How to Implement Proactive Pricing Strategies Right Now

1. Segmentation is Key.

Laura Beussman points out that a blanket loyalty discount will result in lost revenue. It’s critical to understand how much different segments of your customer base are willing and able to pay. For instance, some industries may have been more negatively impacted by COVID 19 than others. Segment your customer base by vertical, size, time of purchase, and size of contract to understand how to shift your pricing based on customer need.
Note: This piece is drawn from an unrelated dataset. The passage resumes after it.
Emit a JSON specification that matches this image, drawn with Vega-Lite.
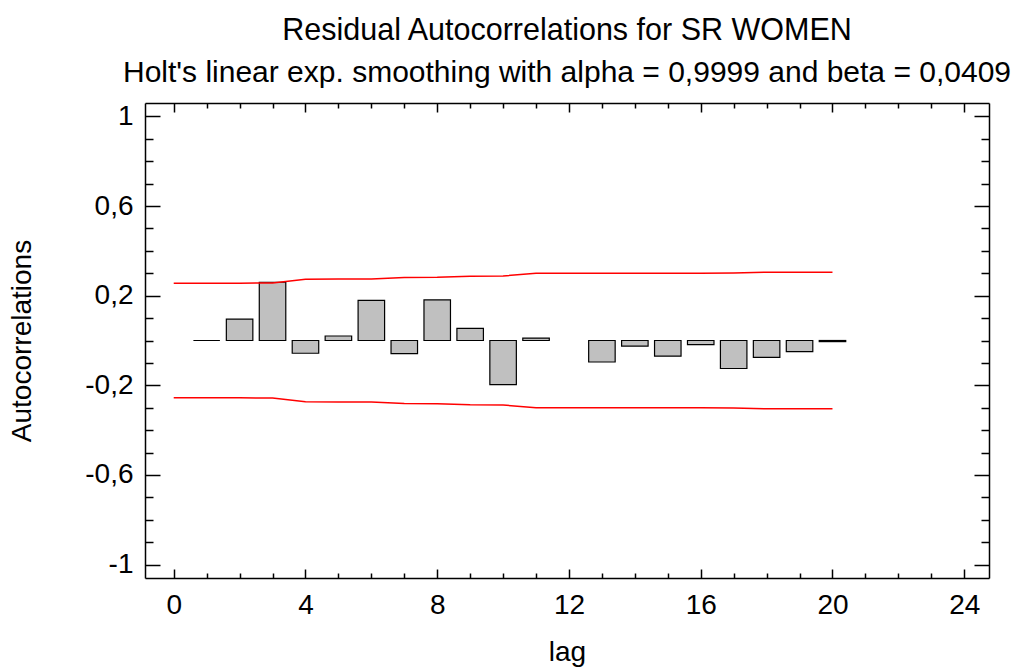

Some customers may be thriving, and some may be looking to cut costs wherever possible. Evaluate if you can systematically identify who those customers are, and align incentives accordingly. Perhaps customers in specific verticals or markets are hit worse than others. Perhaps the solutions those customers buy look different, so you can invest in incentives in specific solutions, instead of peanut butter spreading across all. – Laura Beussman, Director of Marketing, Blackbaud

Example: A blanket loyalty discount of $100 a month for three months across a customer base of 5K would result in a loss of $1,500,000. But if only a portion of your base requires a grace period, you could offer a discount of $50 a month for three months to 1K customers with moderate needs and $100 discount to 500 customers for three months, resulting in a total discount of $300,000 — a difference of $1,200,000.

Knowing who your customers are and what they need is critical to understanding how you can best support their needs and your bottom line.
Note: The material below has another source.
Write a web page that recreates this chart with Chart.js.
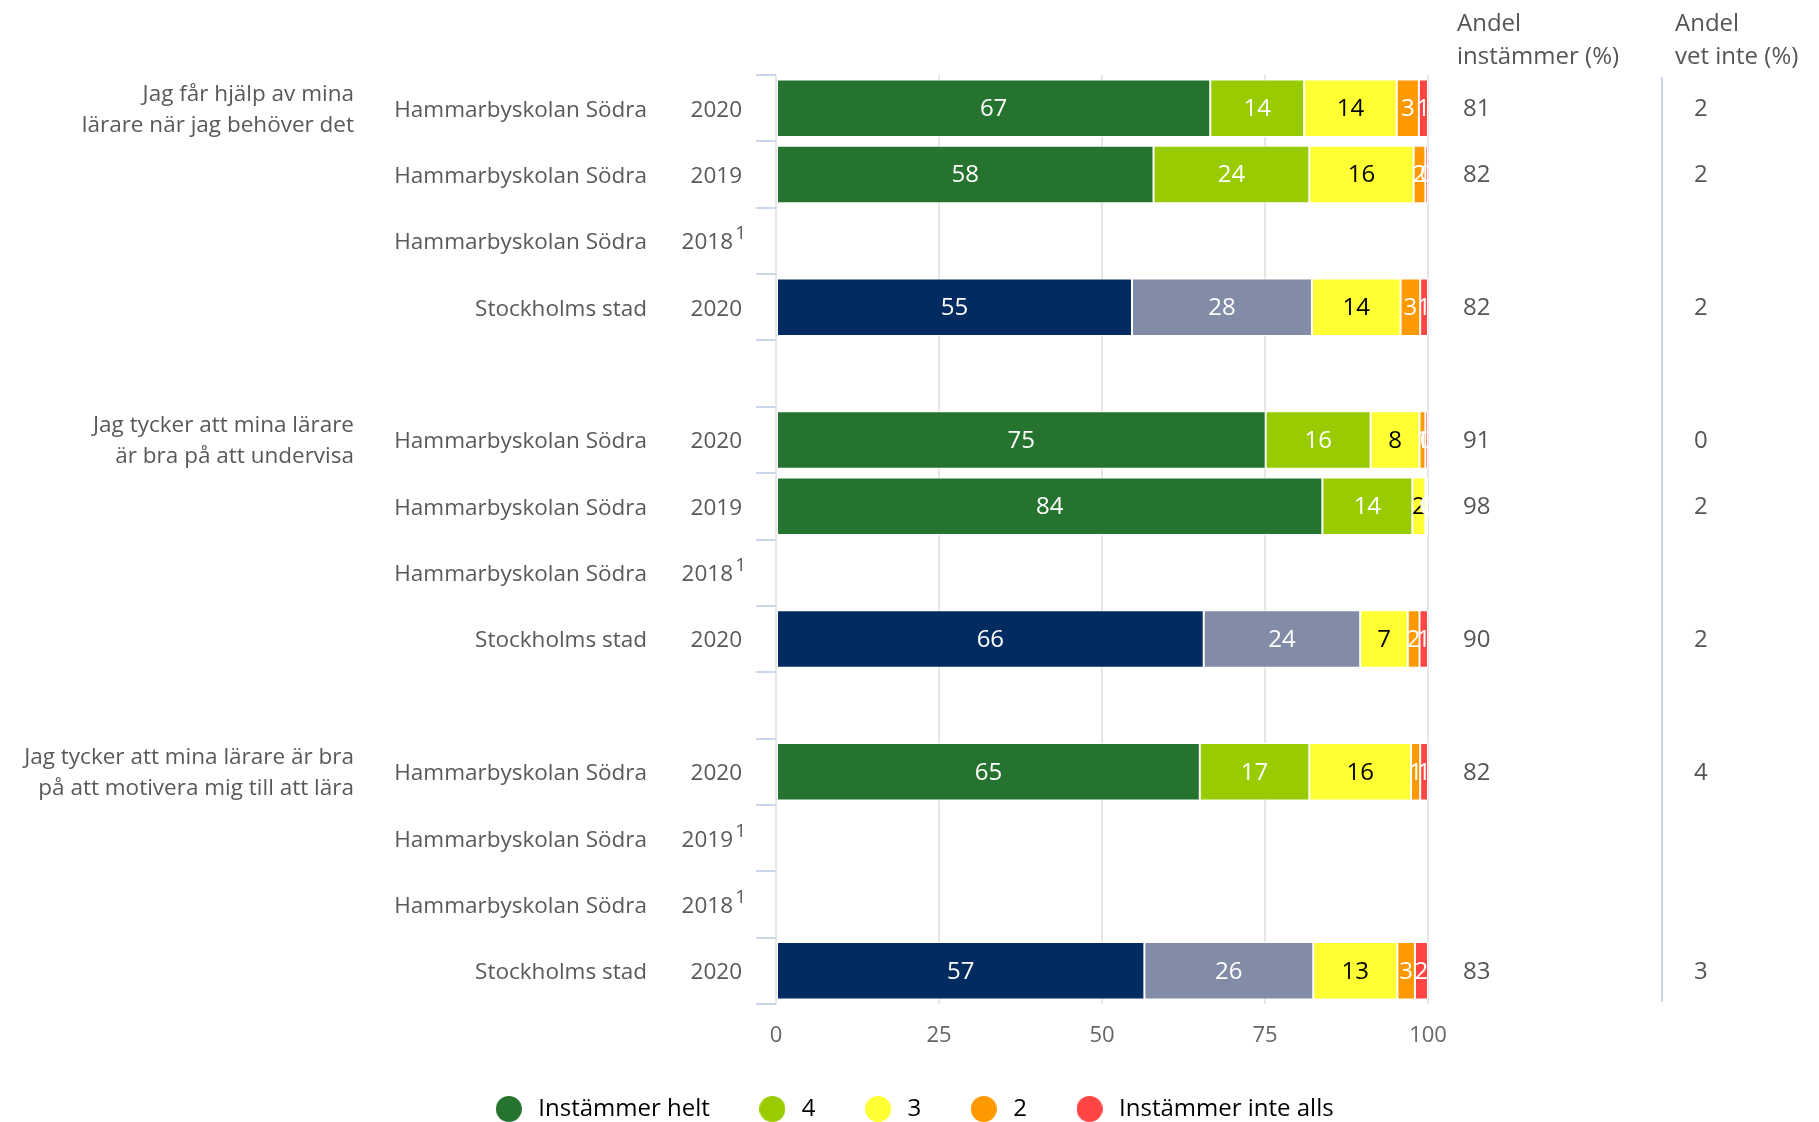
<!DOCTYPE html>
<html lang="sv">
<head>
<meta charset="utf-8">
<title>Lärare</title>
<script src="https://cdn.jsdelivr.net/npm/chart.js@4.4.1/dist/chart.umd.min.js"></script>
<style>
    html, body { margin: 0; padding: 0; background: #fff; }
    #wrap { width: 1819px; height: 1122px; position: relative; }
</style>
</head>
<body>
<div id="wrap"><canvas id="teacherChart"></canvas></div>
<script>
// rows, top to bottom ('' = spacer row between questions)
const schools = ['Hammarbyskolan Södra', 'Hammarbyskolan Södra', 'Hammarbyskolan Södra', 'Stockholms stad', '',
    'Hammarbyskolan Södra', 'Hammarbyskolan Södra', 'Hammarbyskolan Södra', 'Stockholms stad', '',
    'Hammarbyskolan Södra', 'Hammarbyskolan Södra', 'Hammarbyskolan Södra', 'Stockholms stad'];
const years = ['2020', '2019', '2018', '2020', '',
    '2020', '2019', '2018', '2020', '',
    '2020', '2019', '2018', '2020'];
const cityRows = [3, 8, 13];

const questions = [
    ['Jag får hjälp av mina', 'lärare när jag behöver det'],
    ['Jag tycker att mina lärare', 'är bra på att undervisa'],
    ['Jag tycker att mina lärare är bra', 'på att motivera mig till att lära']
];
const questionRows = [0, 5, 10];

// shares in % (labels show rounded values)
const helt = [66.6, 57.9, null, 54.6, null, 75.1, 83.8, null, 65.6, null, 65.0, null, null, 56.5];
const fyra = [14.4, 23.9, null, 27.6, null, 16.1, 13.8, null, 24.0, null, 16.8, null, null, 25.9];
const tre = [14.2, 16.0, null, 13.6, null, 7.5, 2.0, null, 7.3, null, 15.6, null, null, 12.9];
const tva = [3.4, 1.8, null, 3.0, null, 0.9, 0.2, null, 1.8, null, 1.4, null, null, 2.7];
const inteAlls = [1.4, 0.4, null, 1.2, null, 0.4, 0.2, null, 1.3, null, 1.2, null, null, 2.0];

const andelInstammer = [81, 82, null, 82, null, 91, 98, null, 90, null, 82, null, null, 83];
const andelVetInte = [2, 2, null, 2, null, 0, 2, null, 2, null, 4, null, null, 3];

const xTicks = [0, 25, 50, 75, 100];

const FONT = '"Open Sans", "DejaVu Sans", sans-serif';

function rowColors(normal, city) {
    return schools.map((s, i) => cityRows.includes(i) ? city : normal);
}

function dot(color) {
    const c = document.createElement('canvas');
    c.width = 26;
    c.height = 26;
    const g = c.getContext('2d');
    g.fillStyle = color;
    g.beginPath();
    g.arc(13, 13, 13, 0, Math.PI * 2);
    g.fill();
    return c;
}

const datasets = [
    { label: 'Instämmer helt', data: helt, backgroundColor: rowColors('#267330', '#022b61'), legendColor: '#267330', labelColor: '#ffffff' },
    { label: '4', data: fyra, backgroundColor: rowColors('#99cc00', '#838ca6'), legendColor: '#99cc00', labelColor: '#ffffff' },
    { label: '3', data: tre, backgroundColor: '#ffff33', legendColor: '#ffff33', labelColor: '#000000' },
    { label: '2', data: tva, backgroundColor: '#ff9900', legendColor: '#ff9900', labelColor: '#ffffff' },
    { label: 'Instämmer inte alls', data: inteAlls, backgroundColor: '#ff4444', legendColor: '#ff4444', labelColor: '#ffffff' }
];
datasets.forEach(d => {
    d.borderColor = '#ffffff';
    d.borderWidth = 1;
    d.borderSkipped = false;
    d.barPercentage = 0.866;
    d.categoryPercentage = 1;
});

// numbers inside the bars
const barLabels = {
    id: 'barLabels',
    afterDatasetsDraw(chart) {
        const ctx = chart.ctx;
        ctx.save();
        ctx.font = '24px ' + FONT;
        ctx.textAlign = 'center';
        ctx.textBaseline = 'middle';
        chart.data.datasets.forEach((ds, di) => {
            chart.getDatasetMeta(di).data.forEach((bar, i) => {
                const v = ds.data[i];
                if (v === null || v === undefined) return;
                ctx.fillStyle = ds.labelColor;
                ctx.fillText(String(Math.round(v)), (bar.x + bar.base) / 2, bar.y + 1);
            });
        });
        ctx.restore();
    }
};

// row texts on the left, share columns on the right
const sideTexts = {
    id: 'sideTexts',
    afterDraw(chart) {
        const ctx = chart.ctx;
        const y = chart.scales.y;
        const area = chart.chartArea;
        ctx.save();
        ctx.textBaseline = 'middle';

        ctx.font = '22.5px ' + FONT;
        ctx.fillStyle = '#595959';
        schools.forEach((s, i) => {
            if (!s) return;
            const py = y.getPixelForValue(i) + 2;
            ctx.textAlign = 'right';
            ctx.fillText(s, 647, py);
            if (helt[i] === null) {
                ctx.fillText(years[i], 733, py);
                ctx.font = '19px ' + FONT;
                ctx.fillText('1', 746, py - 9);
                ctx.font = '22.5px ' + FONT;
            } else {
                ctx.fillText(years[i], 742, py);
            }
        });

        questions.forEach((lines, q) => {
            const py = y.getPixelForValue(questionRows[q]);
            ctx.textAlign = 'right';
            ctx.fillText(lines[0], 354, py - 14);
            ctx.fillText(lines[1], 354, py + 17);
        });

        ctx.font = '24px ' + FONT;
        ctx.fillStyle = '#555555';
        ctx.textAlign = 'left';
        ctx.fillText('Andel', 1457, 24.5);
        ctx.fillText('instämmer (%)', 1457, 57.5);
        ctx.fillText('Andel', 1675, 24.5);
        ctx.fillText('vet inte (%)', 1675, 57.5);

        schools.forEach((s, i) => {
            if (andelInstammer[i] === null) return;
            const py = y.getPixelForValue(i) + 1;
            ctx.fillText(String(andelInstammer[i]), 1463, py);
            ctx.fillText(String(andelVetInte[i]), 1694, py);
        });

        ctx.strokeStyle = '#ccd6eb';
        ctx.lineWidth = 2;
        ctx.beginPath();
        ctx.moveTo(1662, area.top + 2);
        ctx.lineTo(1662, area.bottom - 2);
        ctx.stroke();
        ctx.restore();
    }
};

const ctx = document.getElementById('teacherChart').getContext('2d');

const teacherChart = new Chart(ctx, {
    type: 'bar',
    data: {
        labels: schools.map((s, i) => s + ' ' + years[i]),
        datasets: datasets
    },
    options: {
        indexAxis: 'y',
        responsive: true,
        maintainAspectRatio: false,
        animation: false,
        layout: { padding: { top: 75, left: 6, right: 0, bottom: 0 } },
        scales: {
            x: {
                type: 'linear',
                stacked: true,
                min: 0,
                max: 100,
                afterBuildTicks: s => { s.ticks = xTicks.map(v => ({ value: v })); },
                afterFit: s => { s.height = 48; },
                ticks: { color: '#666666', font: { family: FONT, size: 22 }, padding: 19 },
                grid: { color: '#e6e6e6', lineWidth: 2, drawTicks: false },
                border: { display: false }
            },
            y: {
                stacked: true,
                position: 'left',
                afterFit: s => { s.width = 770; },
                ticks: { display: false },
                grid: { drawOnChartArea: false, drawTicks: true, tickLength: 20, color: '#ccd6eb', lineWidth: 2, offset: true },
                border: { display: false }
            },
            columns: {
                type: 'linear',
                position: 'right',
                afterFit: s => { s.width = 391; },
                ticks: { display: false },
                grid: { display: false },
                border: { display: false }
            }
        },
        plugins: {
            tooltip: { enabled: false },
            legend: {
                position: 'bottom',
                maxHeight: 70,
                labels: {
                    usePointStyle: true,
                    pointStyleWidth: 35,
                    color: '#333333',
                    font: { family: FONT, size: 24 },
                    padding: 45,
                    generateLabels: chart => chart.data.datasets.map((d, i) => ({
                        text: d.label,
                        pointStyle: dot(d.legendColor),
                        fillStyle: d.legendColor,
                        strokeStyle: d.legendColor,
                        lineWidth: 0,
                        hidden: false,
                        datasetIndex: i
                    }))
                }
            }
        }
    },
    plugins: [barLabels, sideTexts]
});
</script>
</body>
</html>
2. Don’t’ value new customers over existing customers.

If your organization is dropping prices in order to sell through this pandemic, consider loyalty pricing at renewal. Otherwise, you’re making it cheaper for a current customer to leave and come back.
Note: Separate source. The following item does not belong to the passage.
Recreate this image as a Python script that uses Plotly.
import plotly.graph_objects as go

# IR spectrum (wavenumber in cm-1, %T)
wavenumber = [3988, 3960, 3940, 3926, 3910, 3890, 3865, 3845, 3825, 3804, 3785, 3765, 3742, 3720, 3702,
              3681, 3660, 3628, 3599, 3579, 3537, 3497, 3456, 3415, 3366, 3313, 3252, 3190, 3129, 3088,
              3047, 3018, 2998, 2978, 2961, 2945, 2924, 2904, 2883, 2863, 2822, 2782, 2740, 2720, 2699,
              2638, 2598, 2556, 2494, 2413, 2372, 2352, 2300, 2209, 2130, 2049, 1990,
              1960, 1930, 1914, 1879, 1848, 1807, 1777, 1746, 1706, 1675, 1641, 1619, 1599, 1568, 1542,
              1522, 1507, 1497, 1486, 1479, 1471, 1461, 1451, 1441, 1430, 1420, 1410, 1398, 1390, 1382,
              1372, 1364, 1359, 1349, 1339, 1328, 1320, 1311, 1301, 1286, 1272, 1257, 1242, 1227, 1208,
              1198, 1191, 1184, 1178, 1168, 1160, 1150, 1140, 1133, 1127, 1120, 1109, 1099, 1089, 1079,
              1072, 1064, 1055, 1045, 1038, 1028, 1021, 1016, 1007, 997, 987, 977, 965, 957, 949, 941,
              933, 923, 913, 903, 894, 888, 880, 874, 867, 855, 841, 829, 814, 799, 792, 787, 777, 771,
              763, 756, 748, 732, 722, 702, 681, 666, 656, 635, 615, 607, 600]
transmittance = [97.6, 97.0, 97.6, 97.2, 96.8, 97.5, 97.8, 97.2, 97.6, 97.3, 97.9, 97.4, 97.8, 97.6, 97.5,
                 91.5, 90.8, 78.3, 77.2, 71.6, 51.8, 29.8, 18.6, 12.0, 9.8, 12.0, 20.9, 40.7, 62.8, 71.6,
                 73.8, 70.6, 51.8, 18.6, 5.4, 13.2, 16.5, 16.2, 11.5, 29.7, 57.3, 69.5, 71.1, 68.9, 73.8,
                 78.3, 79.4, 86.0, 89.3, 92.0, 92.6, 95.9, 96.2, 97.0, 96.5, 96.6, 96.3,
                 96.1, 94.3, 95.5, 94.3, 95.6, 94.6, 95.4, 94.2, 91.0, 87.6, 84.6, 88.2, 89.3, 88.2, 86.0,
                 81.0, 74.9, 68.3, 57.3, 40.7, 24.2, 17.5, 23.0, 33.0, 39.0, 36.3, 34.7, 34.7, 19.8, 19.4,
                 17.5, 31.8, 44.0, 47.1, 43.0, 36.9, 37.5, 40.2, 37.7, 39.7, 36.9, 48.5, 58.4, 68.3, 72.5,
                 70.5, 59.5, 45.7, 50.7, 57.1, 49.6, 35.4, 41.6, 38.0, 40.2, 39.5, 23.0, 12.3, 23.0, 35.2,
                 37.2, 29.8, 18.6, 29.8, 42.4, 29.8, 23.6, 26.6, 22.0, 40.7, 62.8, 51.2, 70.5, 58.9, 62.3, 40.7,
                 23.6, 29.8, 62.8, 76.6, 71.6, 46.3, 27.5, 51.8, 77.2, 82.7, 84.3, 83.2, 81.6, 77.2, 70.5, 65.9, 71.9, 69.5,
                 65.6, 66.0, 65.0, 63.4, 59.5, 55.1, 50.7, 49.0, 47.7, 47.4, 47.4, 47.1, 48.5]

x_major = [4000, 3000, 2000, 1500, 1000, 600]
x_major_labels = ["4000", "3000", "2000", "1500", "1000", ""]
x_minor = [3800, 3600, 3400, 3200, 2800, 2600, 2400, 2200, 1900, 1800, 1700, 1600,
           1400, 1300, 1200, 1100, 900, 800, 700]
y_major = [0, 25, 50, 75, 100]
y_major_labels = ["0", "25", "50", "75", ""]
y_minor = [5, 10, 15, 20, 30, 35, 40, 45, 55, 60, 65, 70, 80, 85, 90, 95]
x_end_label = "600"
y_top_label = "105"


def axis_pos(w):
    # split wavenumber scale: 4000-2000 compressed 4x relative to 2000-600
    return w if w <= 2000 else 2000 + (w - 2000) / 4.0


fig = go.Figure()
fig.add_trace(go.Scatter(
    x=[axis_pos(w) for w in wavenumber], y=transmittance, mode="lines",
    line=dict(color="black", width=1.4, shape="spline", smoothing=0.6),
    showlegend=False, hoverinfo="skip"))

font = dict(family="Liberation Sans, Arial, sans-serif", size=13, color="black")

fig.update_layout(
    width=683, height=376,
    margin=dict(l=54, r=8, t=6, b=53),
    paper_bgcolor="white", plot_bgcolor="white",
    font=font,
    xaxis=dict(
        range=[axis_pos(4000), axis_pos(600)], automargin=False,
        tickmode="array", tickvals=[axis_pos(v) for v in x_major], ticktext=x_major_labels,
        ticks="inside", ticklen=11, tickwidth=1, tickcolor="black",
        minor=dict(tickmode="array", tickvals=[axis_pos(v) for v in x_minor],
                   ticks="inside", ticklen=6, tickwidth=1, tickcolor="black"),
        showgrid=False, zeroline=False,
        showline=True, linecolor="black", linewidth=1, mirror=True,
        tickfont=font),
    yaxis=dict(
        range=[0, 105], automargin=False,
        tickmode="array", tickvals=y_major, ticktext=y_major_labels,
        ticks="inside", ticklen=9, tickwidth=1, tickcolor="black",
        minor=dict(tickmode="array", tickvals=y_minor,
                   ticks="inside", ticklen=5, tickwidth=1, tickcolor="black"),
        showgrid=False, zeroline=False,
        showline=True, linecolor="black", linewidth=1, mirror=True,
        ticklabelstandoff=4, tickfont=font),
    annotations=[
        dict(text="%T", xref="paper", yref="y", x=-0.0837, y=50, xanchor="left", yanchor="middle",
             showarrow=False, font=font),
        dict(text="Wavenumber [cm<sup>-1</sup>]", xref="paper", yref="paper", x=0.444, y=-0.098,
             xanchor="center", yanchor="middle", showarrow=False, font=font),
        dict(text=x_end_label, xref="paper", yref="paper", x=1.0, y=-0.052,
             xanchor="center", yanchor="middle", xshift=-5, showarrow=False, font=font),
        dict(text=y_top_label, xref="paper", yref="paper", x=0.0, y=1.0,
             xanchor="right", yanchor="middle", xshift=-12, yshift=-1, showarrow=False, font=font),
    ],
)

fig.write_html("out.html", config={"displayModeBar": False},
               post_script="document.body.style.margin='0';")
Consider, instead, creating new and simpler packages at lower price points so that your sales team is able to continue engaging prospects with value-led offers but you’re not putting current contracts at risk.

It may be that some of your more sophisticated features are not a critical need or priority right now. By simplifying your package to only offer the basic necessities, and updating pricing accordingly, this keeps your price directly tied to value, without impacting the price to value ratio.

3. Add something of value

Do you have a new feature or an add-on that is especially useful right now? If not, can you build one? Are there tools or resources or services that you can offer to support customers through this time?

Offering something of value without charging improves your price to value ratio without lessening your cash flow. – Laura Beussman, Director of Marketing, Blackbaud

Additionally, this demonstrates how your organization is prioritizing partnership during this time and responding with something tangible. Saying “we’re here for you” is one thing – actually being there is another thing entirely. The true opportunity is delivering on the latter, even if it is making product coaching services free during this time to ensure that your customers understand how to get the full value out of your product.

4. Empower renewals and retention teams

There may be customers that don’t fit into your segmentation loyalty strategy. Empower your renewals and retention teams to provide loyalty offers. Protecting revenue and preventing churn is critical right now, and your frontline customer success teams play an invaluable role in keeping customers through this time.

Partner with these teams to help them understand:

  • How to keep customers from leaving with loyalty discounts
  • How to talk about new features or resources that are being launched, and how to position this to each segment
  • How to overcome product, pricing, and service objections from customers with messaging about what’s being done

Additionally, make sure that these teams know the path and the process to share feedback and learnings that they are hearing daily. This information is critical to your ongoing success and response.

Protecting revenue right now is directly tied to protecting customers, and ensuring that the strategies we’re implementing drive customer value. Being a customer-led growth company means keeping our customers at the center of all of our decisions – and pricing is no exception.